De Mirecourt was not too happy in his self-appointed task. Like everything else from his pen, the entire section is distinctly imaginative. Thus, he declares that Lola, while living in Madrid, was "supported by five or six great English lords"; and, among other amorous incidents, says that a Brahmin priest fell in love with her; that she conducted a "scandalous intrigue" with a young French diplomat who was carrying despatches to the Emperor of China; and that her husband, Lieutenant James, once intercepted a tender passage between herself and a rajah. Further embroideries assert that Lola's father was the son of a Lady Gilbert, and that her mother was the daughter of a "Moorish warrior who abjured paganism." To this rigmarole he adds that she was sent to a boarding-school at Bath, kept by a Mrs. Olridge, where she had an early liaison with the drawing-master.

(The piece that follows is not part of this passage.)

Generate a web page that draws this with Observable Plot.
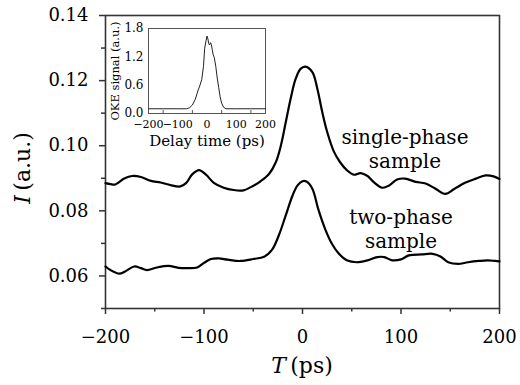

It was perhaps as well for de Mirecourt, and others of his kidney, that libel actions had not then been added to the perils of authorship. Still, if they had, Lola would not have troubled to bring one. To take proceedings in America against a man living in France was difficult. Also, by this time she was so accustomed to studied misrepresentation and deliberate falsehoods that she refused to interfere.
"It doesn't matter what people choose to say about me," she remarked contemptuously, when she was informed by a friend in Paris of the liberties being taken with her name.
Although (except when she took it into her own hands) she liked to keep clear of the law, this was not always possible. Such an instance occurred in March, 1858, when a Mr. Jobson of New York brought an action against her in respect of an alleged debt. The proceedings would appear to have been conducted in a fashion that must have been peculiar to the time and place; and, in an effort to discredit her, she was subjected to a cross-examination that would now be described as "third degree."
"Were you not," began the plaintiff's counsel, "born in Montrose, the daughter of one Molly Watson?"
When this was denied, he put his next question.
"How many intrigues have you had during your career?"
"None," was the answer.
"We'll see about that, Madam," returned the other, consulting his brief. "To begin with, were you not the mistress of King Ludwig?"
"You are a vulgar villain," exclaimed Lola indignantly. "I can swear on the Bible, which I read every night, but you don't, that I never had what you call an 'intrigue' with him. As a matter of fact, I did him a lot of good."